A group of ski patrollers practice skills.

One of the new areas of concentration for the ISU Family Medicine Residency is continuing to train and serve the community through the threat of the COVID-19 pandemic.

The Wilderness Medicine Area of Concentration (WMAOC) began in 2019, and partnered with the Pebble Creek Ski Patrol to provide additional training for resident physicians. In 2020, two more residents, along with five community members completed the Outdoor Emergency Care (OEC) Challenge Course co-taught by ISU faculty.

Now that there is enough snow for the Pebble Creek Ski Area to open, the two residents trained this year will join the ranks of ski patrollers able to serve Pebble Creek in various shifts.

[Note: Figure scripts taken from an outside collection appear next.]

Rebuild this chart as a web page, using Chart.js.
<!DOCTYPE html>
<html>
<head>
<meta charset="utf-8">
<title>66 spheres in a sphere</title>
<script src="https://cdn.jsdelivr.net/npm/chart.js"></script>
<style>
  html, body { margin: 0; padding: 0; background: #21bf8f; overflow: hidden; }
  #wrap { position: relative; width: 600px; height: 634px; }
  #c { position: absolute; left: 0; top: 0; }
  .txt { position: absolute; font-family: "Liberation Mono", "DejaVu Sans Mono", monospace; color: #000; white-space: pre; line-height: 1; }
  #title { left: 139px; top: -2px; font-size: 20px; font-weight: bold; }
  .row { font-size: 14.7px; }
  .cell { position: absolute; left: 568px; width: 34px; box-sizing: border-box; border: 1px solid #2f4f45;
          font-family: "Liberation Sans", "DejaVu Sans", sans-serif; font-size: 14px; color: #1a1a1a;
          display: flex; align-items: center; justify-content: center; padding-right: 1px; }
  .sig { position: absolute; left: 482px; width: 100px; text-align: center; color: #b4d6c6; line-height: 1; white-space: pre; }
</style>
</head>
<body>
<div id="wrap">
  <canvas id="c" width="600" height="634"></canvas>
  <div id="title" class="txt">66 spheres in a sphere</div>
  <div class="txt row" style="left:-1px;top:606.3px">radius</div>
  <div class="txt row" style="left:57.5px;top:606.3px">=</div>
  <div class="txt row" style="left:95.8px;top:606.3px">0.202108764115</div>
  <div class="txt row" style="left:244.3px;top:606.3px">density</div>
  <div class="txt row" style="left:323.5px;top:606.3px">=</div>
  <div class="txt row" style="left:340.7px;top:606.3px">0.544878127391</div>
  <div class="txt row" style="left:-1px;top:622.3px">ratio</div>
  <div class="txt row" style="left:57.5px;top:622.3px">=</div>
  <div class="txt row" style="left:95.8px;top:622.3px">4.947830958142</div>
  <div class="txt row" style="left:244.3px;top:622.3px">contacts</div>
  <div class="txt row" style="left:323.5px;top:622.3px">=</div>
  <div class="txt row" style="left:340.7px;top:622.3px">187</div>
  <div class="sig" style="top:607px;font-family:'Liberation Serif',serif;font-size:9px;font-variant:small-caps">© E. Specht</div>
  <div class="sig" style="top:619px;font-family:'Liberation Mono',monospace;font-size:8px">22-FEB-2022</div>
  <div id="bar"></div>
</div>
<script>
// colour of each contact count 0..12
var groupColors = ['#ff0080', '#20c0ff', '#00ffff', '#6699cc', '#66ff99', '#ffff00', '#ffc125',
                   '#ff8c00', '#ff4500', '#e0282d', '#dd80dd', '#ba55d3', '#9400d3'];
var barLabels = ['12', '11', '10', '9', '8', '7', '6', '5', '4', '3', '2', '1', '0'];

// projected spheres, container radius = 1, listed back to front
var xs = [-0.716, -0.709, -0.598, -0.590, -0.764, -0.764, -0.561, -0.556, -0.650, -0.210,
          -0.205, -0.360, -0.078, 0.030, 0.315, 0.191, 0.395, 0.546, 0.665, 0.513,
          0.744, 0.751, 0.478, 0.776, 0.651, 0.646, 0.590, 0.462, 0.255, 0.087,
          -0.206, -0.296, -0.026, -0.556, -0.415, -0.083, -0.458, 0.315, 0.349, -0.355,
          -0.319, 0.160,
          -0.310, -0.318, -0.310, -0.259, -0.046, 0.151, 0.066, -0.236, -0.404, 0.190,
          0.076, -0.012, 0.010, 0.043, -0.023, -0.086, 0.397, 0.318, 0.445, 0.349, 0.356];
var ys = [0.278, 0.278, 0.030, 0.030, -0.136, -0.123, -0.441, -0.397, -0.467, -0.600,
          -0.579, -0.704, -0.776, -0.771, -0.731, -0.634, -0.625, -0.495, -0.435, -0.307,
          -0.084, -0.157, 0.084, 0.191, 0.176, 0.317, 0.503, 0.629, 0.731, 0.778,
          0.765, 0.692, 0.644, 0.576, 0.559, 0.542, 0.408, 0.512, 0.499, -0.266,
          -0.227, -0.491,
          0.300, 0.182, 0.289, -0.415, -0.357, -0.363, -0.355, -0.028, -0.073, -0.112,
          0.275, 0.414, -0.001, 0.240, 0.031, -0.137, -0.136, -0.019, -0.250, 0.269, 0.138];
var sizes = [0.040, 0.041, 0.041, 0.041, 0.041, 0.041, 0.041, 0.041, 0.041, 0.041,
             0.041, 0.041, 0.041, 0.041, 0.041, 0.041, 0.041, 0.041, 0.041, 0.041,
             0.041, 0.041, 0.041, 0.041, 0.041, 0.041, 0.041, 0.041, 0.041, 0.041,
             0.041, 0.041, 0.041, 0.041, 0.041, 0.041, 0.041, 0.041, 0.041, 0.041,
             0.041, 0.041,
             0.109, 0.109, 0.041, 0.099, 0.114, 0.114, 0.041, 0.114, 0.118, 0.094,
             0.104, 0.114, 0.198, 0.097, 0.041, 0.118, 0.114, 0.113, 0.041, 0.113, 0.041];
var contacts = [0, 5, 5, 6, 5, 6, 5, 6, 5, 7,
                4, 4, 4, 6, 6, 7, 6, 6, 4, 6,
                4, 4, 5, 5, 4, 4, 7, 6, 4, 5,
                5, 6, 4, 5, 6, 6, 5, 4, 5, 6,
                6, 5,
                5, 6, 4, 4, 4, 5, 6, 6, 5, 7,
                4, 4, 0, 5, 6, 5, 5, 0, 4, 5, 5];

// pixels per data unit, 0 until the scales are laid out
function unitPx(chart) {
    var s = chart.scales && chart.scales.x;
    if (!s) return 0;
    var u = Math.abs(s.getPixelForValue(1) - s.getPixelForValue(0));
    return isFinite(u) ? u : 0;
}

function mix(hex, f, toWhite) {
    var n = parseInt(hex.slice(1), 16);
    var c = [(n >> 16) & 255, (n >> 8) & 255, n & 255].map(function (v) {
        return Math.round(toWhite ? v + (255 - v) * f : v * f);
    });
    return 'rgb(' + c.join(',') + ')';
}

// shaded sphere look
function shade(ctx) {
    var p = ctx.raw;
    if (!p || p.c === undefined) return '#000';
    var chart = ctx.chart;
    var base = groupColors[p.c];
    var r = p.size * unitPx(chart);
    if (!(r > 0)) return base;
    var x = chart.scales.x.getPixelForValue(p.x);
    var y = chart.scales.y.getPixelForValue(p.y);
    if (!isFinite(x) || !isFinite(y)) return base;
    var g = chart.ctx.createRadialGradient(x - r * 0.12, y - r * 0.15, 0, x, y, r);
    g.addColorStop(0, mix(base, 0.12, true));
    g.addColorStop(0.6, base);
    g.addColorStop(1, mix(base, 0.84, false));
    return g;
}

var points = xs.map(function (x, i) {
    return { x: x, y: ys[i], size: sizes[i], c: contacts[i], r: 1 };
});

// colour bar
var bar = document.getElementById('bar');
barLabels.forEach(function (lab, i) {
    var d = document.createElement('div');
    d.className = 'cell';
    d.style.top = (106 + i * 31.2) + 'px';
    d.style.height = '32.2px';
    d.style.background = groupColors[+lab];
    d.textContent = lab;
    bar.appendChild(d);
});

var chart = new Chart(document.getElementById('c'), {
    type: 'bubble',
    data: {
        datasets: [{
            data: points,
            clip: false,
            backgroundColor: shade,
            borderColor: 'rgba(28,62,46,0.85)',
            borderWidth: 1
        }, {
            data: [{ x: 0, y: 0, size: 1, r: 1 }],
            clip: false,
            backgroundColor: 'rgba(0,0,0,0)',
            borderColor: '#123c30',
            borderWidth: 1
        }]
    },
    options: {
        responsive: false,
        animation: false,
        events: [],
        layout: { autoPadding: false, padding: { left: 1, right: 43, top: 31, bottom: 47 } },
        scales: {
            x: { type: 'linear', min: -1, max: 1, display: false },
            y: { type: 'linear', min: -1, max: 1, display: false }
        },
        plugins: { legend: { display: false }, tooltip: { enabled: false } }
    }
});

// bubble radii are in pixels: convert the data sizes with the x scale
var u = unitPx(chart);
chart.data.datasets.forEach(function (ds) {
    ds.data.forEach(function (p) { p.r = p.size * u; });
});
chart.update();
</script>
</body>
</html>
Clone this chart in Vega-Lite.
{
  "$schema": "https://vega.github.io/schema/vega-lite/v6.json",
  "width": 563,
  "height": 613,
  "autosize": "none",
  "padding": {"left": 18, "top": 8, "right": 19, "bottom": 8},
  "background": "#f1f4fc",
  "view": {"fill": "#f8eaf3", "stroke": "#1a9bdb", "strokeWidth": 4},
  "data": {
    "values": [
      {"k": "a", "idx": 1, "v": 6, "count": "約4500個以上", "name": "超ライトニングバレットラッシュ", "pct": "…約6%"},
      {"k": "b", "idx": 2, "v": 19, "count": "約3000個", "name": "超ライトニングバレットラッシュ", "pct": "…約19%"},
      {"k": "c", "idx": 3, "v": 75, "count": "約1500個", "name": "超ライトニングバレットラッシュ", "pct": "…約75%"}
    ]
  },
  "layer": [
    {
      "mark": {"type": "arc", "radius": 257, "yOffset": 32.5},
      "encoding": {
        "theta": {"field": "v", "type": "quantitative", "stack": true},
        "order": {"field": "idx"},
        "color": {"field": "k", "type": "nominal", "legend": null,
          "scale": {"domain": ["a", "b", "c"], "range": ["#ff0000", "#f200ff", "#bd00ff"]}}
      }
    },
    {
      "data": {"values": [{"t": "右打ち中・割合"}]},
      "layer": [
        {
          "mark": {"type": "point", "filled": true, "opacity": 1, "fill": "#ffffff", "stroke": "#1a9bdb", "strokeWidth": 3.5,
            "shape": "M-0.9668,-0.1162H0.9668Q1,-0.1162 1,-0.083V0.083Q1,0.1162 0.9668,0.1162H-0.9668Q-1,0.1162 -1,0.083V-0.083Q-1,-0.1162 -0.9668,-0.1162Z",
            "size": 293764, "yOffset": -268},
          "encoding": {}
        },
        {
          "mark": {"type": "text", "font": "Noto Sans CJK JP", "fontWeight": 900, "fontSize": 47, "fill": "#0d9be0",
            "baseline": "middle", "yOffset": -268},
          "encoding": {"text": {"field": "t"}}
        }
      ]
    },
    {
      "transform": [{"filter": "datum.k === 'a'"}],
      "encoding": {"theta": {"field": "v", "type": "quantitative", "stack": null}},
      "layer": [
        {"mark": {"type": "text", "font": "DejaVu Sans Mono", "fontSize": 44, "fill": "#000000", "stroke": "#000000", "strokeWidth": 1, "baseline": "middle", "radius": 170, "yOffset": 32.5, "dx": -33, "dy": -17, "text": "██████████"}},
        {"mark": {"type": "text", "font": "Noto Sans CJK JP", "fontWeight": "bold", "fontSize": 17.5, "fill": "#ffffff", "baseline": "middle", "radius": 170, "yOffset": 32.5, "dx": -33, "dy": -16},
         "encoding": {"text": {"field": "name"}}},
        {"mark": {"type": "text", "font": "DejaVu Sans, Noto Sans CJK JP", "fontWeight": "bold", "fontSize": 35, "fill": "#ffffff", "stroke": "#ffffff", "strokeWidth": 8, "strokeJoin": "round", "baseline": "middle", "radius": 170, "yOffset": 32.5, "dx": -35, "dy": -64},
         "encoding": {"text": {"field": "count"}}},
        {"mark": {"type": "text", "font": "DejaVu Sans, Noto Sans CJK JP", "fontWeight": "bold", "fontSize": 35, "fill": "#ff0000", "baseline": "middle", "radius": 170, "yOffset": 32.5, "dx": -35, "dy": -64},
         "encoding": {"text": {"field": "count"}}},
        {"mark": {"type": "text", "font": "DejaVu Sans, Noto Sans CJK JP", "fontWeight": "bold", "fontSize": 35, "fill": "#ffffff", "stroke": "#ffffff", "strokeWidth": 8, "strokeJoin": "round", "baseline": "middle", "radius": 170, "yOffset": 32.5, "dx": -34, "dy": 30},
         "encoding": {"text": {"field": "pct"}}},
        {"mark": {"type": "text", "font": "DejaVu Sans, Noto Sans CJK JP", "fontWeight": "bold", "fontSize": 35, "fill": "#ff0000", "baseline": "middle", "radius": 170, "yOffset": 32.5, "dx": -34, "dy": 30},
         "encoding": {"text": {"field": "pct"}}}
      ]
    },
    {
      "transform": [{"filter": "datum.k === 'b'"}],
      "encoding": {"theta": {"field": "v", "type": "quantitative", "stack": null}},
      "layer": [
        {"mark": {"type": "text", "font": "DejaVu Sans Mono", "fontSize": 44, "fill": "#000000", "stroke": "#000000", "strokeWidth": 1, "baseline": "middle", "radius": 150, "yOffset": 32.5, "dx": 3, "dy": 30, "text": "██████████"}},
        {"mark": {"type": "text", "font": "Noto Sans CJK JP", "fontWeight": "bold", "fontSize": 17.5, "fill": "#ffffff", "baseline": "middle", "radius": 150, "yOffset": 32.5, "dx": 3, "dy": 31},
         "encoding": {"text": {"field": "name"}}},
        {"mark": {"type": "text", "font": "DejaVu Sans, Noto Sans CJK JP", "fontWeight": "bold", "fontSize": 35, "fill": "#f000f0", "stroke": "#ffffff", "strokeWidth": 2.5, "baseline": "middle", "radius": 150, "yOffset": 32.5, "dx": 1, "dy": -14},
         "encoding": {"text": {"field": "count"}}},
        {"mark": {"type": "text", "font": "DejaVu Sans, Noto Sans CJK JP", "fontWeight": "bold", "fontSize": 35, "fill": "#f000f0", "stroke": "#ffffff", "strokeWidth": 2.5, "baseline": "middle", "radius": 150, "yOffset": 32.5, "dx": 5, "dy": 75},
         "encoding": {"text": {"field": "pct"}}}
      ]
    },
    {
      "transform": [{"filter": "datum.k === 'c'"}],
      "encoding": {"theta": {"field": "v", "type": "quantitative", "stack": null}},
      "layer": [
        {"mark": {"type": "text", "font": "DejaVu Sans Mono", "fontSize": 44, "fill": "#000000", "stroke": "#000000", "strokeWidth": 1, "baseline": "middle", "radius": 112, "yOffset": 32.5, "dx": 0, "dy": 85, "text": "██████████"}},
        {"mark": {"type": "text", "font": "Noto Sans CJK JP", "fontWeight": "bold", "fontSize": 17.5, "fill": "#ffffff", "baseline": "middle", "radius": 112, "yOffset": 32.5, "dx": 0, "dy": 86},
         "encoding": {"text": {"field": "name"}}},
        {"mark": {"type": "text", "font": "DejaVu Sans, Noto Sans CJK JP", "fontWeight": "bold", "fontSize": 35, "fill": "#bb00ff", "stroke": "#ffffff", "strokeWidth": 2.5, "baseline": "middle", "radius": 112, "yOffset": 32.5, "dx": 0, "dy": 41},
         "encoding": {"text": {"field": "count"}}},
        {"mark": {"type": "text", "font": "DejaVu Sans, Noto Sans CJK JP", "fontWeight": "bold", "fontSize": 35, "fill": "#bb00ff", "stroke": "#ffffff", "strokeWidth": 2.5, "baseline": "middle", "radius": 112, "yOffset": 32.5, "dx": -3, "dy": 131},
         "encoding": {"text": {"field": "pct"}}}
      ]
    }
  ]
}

“Layer on top of that the anticipated toll of sick days or quarantine on the usual patrolling schedule and one can understand that the patrol is anticipating that there may be some days this year when it may be hard to find enough patrollers to fill the shift,” said AJ Weinhold, Associate Program Director and co-developer of the training course. “So, understanding the impacts of COVID on the patrol, it’s particularly wonderful to see seven new medical professionals joining the patrol this year.”

 Pebble Creek is just 19 miles from ISU’s main campus in Pocatello, ID.

 “Predominantly, patrollers at Pebble Creek are volunteers from all walks of life (teachers, tractors salesmen, professors, retirees) who have completed OEC training,” Weinhold said. “Patrollers expressed that they appreciated enriching the patrol with more medical professionals.”

 The successful completion of the training by two resident physicians and five community members is a noteworthy accomplishment in a year as turbulent as 2020, considering the National Ski Patrol cancelled all traditional OEC courses due to the pandemic.

 “At the same time, the National Ski Patrol has, understanding the personal risk that ski patrollers may be taking to treat others during a pandemic, made it an option for patrollers to take a year off if they feel their personal risk of contracting COVID-19 is significant,” Weinhold said.